Das muss aber gar nicht sein. GM könnte auch getrost weiterhin in Amerika mit einheimischen Arbeitskräften produzieren. Toyota lässt schließlich auch den Großteil der für den amerikanischen Markt bestimmten Autos mit amerikanischen Arbeitskräften in den USA fertigen. Vielleicht ließe sich mit Toyota als Hauptproduzent Ihrer kundenspezifischen Autos ein guter Deal aushandeln. Amerikanische Arbeitskräfte fertigen die Autos Ihrer Kunden nach Toyota-Spezifikationen, das fertige Produkt wird aber als Ihre Marke verkauft. Die unzähligen Kombinationsmöglichkeiten, die Ihre Kunden dank des Baukastenprinzips haben, müssen natürlich überprüft und technisch abgesichert werden; daher brauchen Sie jede Menge Kraftfahrzeugingenieure. Und mit wachsender Beliebtheit Ihrer individuell nach Kundenwünschen gefertigten Autos wird in Ihren Betriebsstätten Belegschaft auf- statt abgebaut.
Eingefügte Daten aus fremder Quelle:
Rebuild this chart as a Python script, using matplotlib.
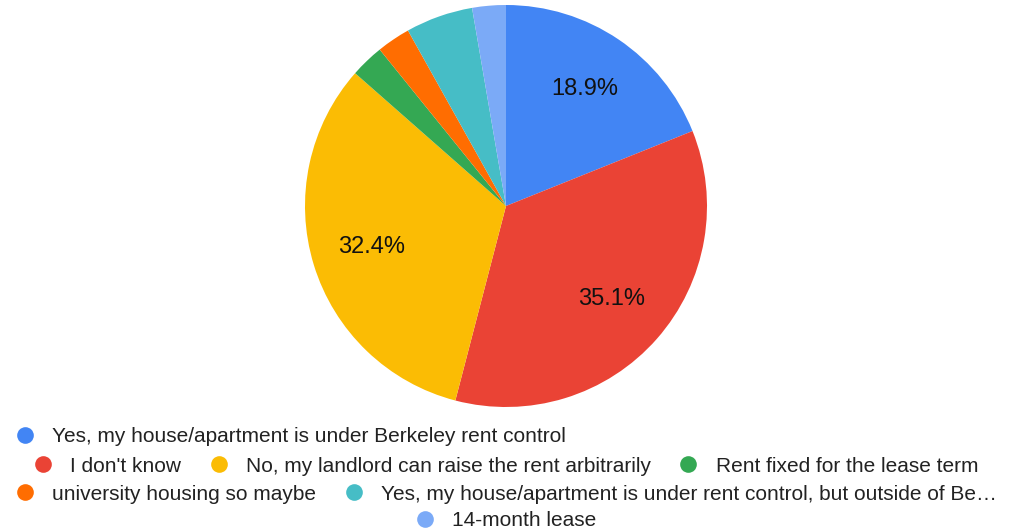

Bevor Sie die ersten konkreten Schritte unternehmen, sollten Sie sich jedoch erst einmal von der überholten Vorstellung lösen, Sie seien ein amerikanischer Autobauer. Verstehen Sie sich stattdessen als global agierendes Unternehmen, das weltweit mit Arbeitskräften vor Ort produziert und jeden Absatzmarkt bedient. Können Sie strategische Allianzen mit Mitbewerbern wie Tata Motors schließen? Oder können Sie selbst eine Produktionsstätte in Indien eröffnen? China hat akzeptiert, dass umweltschädliche Benzinschlucker keine Zukunft haben, und hat sich das Ziel gesetzt, sich weltweit als führender Anbieter von Hybridfahrzeugen zu positionieren. In China zu produzieren, wäre gewiss auch keine schlechte Idee.
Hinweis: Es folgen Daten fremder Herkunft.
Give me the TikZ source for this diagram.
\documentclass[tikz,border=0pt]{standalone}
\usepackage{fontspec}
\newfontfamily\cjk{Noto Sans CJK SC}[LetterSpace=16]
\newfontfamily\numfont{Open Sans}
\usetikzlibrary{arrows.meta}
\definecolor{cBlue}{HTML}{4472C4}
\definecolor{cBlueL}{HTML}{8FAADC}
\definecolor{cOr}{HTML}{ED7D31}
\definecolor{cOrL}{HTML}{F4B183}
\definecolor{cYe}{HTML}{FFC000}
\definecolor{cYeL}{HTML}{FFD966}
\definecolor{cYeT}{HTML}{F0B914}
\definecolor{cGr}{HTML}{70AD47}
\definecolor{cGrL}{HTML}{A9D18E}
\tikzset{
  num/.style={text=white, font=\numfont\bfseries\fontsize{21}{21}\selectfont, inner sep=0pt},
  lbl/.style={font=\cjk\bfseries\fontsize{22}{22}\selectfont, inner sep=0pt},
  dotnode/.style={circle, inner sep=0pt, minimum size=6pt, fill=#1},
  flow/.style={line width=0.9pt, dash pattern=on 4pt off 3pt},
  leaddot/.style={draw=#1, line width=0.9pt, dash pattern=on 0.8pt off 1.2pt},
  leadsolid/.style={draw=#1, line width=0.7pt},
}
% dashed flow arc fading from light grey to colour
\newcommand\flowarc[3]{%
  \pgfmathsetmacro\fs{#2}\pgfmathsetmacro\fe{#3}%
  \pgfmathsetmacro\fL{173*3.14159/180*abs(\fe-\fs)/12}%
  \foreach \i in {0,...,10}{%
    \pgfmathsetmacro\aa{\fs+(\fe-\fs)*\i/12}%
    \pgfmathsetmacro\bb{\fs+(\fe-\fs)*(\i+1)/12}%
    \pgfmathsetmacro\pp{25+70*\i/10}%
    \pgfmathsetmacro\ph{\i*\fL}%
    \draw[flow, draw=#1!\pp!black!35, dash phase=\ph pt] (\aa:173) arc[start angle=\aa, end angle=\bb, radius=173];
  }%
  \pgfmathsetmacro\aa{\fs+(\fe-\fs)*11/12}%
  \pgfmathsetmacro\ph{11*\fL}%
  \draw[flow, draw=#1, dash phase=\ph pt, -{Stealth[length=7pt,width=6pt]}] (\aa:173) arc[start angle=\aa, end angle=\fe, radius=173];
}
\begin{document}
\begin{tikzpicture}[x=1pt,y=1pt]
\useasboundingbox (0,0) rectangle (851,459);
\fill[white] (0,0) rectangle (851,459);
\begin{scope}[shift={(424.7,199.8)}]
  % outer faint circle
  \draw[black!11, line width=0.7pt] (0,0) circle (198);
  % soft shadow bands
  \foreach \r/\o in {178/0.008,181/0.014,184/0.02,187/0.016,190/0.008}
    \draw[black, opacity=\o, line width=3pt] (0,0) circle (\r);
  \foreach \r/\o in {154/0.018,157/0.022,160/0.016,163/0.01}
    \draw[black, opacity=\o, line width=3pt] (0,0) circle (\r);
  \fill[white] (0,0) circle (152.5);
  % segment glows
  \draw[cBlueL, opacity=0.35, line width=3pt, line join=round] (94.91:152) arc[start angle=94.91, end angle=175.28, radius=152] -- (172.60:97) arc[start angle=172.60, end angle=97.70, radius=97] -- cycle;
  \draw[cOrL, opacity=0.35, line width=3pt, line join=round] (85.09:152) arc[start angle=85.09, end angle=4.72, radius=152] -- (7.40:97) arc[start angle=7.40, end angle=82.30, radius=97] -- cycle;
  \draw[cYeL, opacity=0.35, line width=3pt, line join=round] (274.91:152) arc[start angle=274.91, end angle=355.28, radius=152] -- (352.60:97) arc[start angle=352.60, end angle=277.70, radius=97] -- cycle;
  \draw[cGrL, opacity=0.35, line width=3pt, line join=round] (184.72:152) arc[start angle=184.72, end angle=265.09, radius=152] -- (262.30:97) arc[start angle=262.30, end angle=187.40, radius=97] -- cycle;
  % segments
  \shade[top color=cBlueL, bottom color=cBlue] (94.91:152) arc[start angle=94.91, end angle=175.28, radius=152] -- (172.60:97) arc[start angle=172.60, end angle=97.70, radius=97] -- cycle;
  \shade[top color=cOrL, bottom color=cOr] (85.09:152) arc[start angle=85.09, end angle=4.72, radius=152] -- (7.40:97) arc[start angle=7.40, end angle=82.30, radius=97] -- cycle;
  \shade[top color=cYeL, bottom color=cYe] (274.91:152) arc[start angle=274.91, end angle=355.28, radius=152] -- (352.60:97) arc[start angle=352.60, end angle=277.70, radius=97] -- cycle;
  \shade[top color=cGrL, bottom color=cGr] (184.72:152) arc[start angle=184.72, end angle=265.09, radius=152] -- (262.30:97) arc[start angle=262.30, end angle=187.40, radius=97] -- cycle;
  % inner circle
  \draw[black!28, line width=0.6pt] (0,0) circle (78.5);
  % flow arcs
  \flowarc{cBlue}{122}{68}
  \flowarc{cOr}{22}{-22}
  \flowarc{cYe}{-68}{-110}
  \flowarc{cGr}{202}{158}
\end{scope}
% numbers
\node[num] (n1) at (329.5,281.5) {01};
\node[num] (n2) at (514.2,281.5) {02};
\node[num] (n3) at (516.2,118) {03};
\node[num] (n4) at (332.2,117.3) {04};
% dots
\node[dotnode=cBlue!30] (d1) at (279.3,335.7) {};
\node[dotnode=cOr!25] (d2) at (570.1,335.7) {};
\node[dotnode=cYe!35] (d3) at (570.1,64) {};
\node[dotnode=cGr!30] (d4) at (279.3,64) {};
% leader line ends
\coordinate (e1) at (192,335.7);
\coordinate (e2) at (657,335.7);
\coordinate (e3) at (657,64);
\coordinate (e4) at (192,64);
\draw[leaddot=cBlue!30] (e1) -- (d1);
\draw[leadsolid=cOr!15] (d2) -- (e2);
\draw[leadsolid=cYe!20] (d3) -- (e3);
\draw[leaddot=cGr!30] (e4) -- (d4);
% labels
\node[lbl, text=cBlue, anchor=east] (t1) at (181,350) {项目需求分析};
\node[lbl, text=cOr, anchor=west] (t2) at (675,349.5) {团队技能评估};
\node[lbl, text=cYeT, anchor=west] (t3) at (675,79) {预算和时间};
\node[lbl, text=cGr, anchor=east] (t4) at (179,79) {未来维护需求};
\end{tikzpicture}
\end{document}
Wenn Sie schon den Wandel hin zu einem globalen Autobauer vollziehen, können Sie sich auch gleich in einen umweltbewussten globalen Mitspieler verwandeln. Statt (wie bei GM bisher üblich) Ihre in China gefertigten Autos zuerst zurück nach Amerika und dann zu den Verkaufsniederlassungen zu transportieren, verkaufen Sie Ihre Autos auf den regionalen Märkten der jeweiligen Fertigungsstandorte. Das ist doch viel umweltfreundlicher und schafft Arbeitsplätze an den Standorten Ihrer Produktionsstätten.
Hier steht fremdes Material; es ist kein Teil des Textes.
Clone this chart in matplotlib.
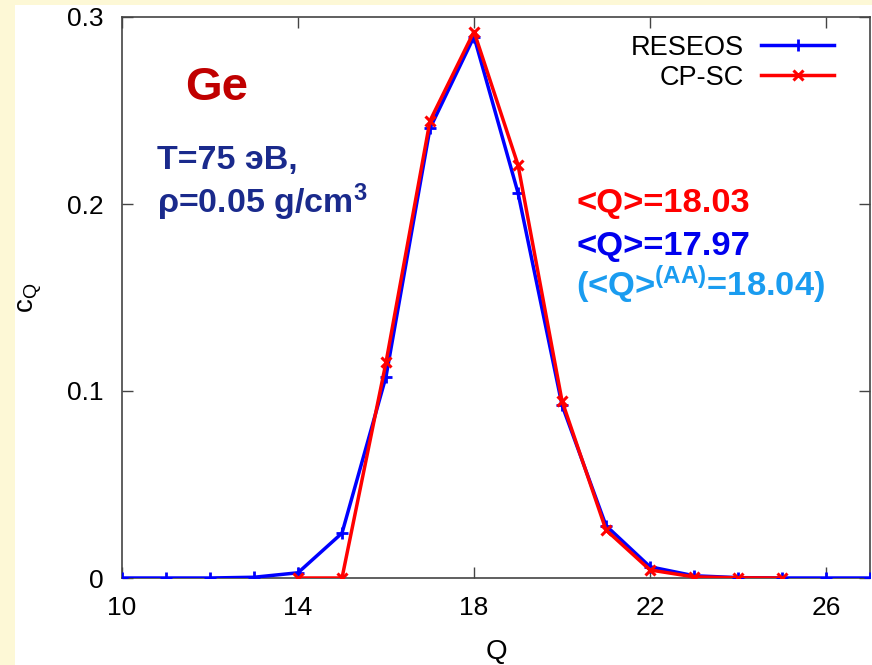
import matplotlib
matplotlib.use("Agg")
import matplotlib.pyplot as plt
from matplotlib.patches import Rectangle

plt.rcParams['font.family'] = ['Liberation Sans', 'DejaVu Sans']
plt.rcParams['mathtext.fontset'] = 'custom'
plt.rcParams['mathtext.rm'] = 'Liberation Sans'
plt.rcParams['mathtext.it'] = 'Liberation Sans'
plt.rcParams['mathtext.bf'] = 'Liberation Sans:bold'

# charge state distribution, Ge at T=75 eV
q_reseos = [10, 11, 12, 13, 14, 15, 16, 17, 18, 19, 20, 21, 22, 23, 24, 25, 26, 27]
c_reseos = [0, 0, 0, 0.0004, 0.0028, 0.024, 0.1077, 0.2405, 0.2895, 0.206,
            0.0925, 0.028, 0.006, 0.0012, 0.0002, 0, 0, 0]
q_cpsc = [14, 15, 16, 17, 18, 19, 20, 21, 22, 23, 24, 25]
c_cpsc = [0, 0, 0.1153, 0.2445, 0.2922, 0.2209, 0.0947, 0.0257, 0.0043, 0.0006, 0.0001, 0]

x_ticks = [10, 14, 18, 22, 26]
y_ticks = [0, 0.1, 0.2, 0.3]
y_tick_labels = ['0', '0.1', '0.2', '0.3']

fig = plt.figure(figsize=(8.72, 6.65), dpi=100)
fig.patch.set_facecolor('#fdf8d6')
# white slide panel behind the plot
fig.patches.append(Rectangle((15 / 872, 0), 1, 1 - 5 / 665, transform=fig.transFigure,
                             facecolor='white', edgecolor='none', zorder=-10))

ax = fig.add_axes([122 / 872, 1 - 578 / 665, 748 / 872, 561 / 665])
ax.set_facecolor('white')
ax.set_zorder(1)

ax.plot(q_reseos, c_reseos, color='#0000ff', lw=2.5, marker='+', ms=9, mew=2,
        label='RESEOS', zorder=3)
ax.plot(q_cpsc, c_cpsc, color='#ff0000', lw=2.5, marker='x', ms=7, mew=2.2,
        label='CP-SC', zorder=4)

ax.set_xlim(10, 27)
ax.set_ylim(0, 0.3)
ax.set_xticks(x_ticks)
ax.set_yticks(y_ticks)
ax.set_yticklabels(y_tick_labels)
ax.tick_params(direction='in', length=8, width=1, top=True, right=True,
               labelsize=19, color='#444444')
ax.tick_params(axis='x', pad=13)
ax.tick_params(axis='y', pad=13)
for sp in ax.spines.values():
    sp.set_color('#444444')
    sp.set_linewidth(1.2)

ax.set_xlabel('Q', fontsize=20, labelpad=14)
ax.set_ylabel(r'c$_\mathrm{Q}$', fontsize=20, labelpad=17)

leg = ax.legend(loc='upper right', bbox_to_anchor=(0.967, 0.988), frameon=False,
                fontsize=19.5, markerfirst=False, handlelength=2.7,
                handletextpad=0.65, labelspacing=0.15, borderaxespad=0)

ax.text(0.127, 0.873, 'Ge', transform=ax.transAxes, color='#c00000',
        fontsize=34, fontweight='bold', ha='center', va='center')
ax.text(0.047, 0.729, 'T=75 эВ,', transform=ax.transAxes, color='#1a2a8c',
        fontsize=24.5, fontweight='bold', ha='left', va='baseline')
ax.text(0.047, 0.651, r'ρ=0.05 g/cm$^{\mathbf{3}}$', transform=ax.transAxes,
        color='#1a2a8c', fontsize=24.5, fontweight='bold', ha='left', va='baseline')

ax.text(0.607, 0.652, '<Q>=18.03', transform=ax.transAxes, color='#ff0000',
        fontsize=24.8, fontweight='bold', ha='left', va='baseline')
ax.text(0.607, 0.576, '<Q>=17.97', transform=ax.transAxes, color='#0000ee',
        fontsize=24.8, fontweight='bold', ha='left', va='baseline')
ax.text(0.607, 0.503, r'(<Q>$^{\mathbf{(AA)}}$=18.04)', transform=ax.transAxes,
        color='#1a9cf0', fontsize=24.8, fontweight='bold', ha='left', va='baseline')

plt.savefig('out.png', dpi=100, facecolor=fig.get_facecolor())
Damit hätten Sie viele, aber noch nicht alle Probleme gelöst. Die größten Hürden stellten arbeitsrechtliche Fragen und die Gesundheitsfürsorge dar. Gewerkschaften und Arbeitnehmervertretungen müssten bereit sein, der Zukunft ins Auge zu blicken, um sich zu modernisieren und Umschulungs- und Weiterbildungsmaßnahmen als Chance zu begreifen, anstatt sich an die Errungenschaften vergangener Jahrzehnte zu klammern. Auch hier gilt, dass man sich von alten Vorstellungen lösen muss: An die Stelle der lebenslangen Beschäftigung tritt die lebenslange Beschäftigungsfähigkeit. Was die unternehmerische Gesundheitsfürsorge für Arbeitnehmer angeht, sind radikal neue Ansätze erforderlich. Auf beide Themen werde ich später noch ausführlicher eingehen, mit der soeben beschriebenen Generalüberholung wären Sie als amerikanischer Autobauer aber auf alle Fälle gut beraten.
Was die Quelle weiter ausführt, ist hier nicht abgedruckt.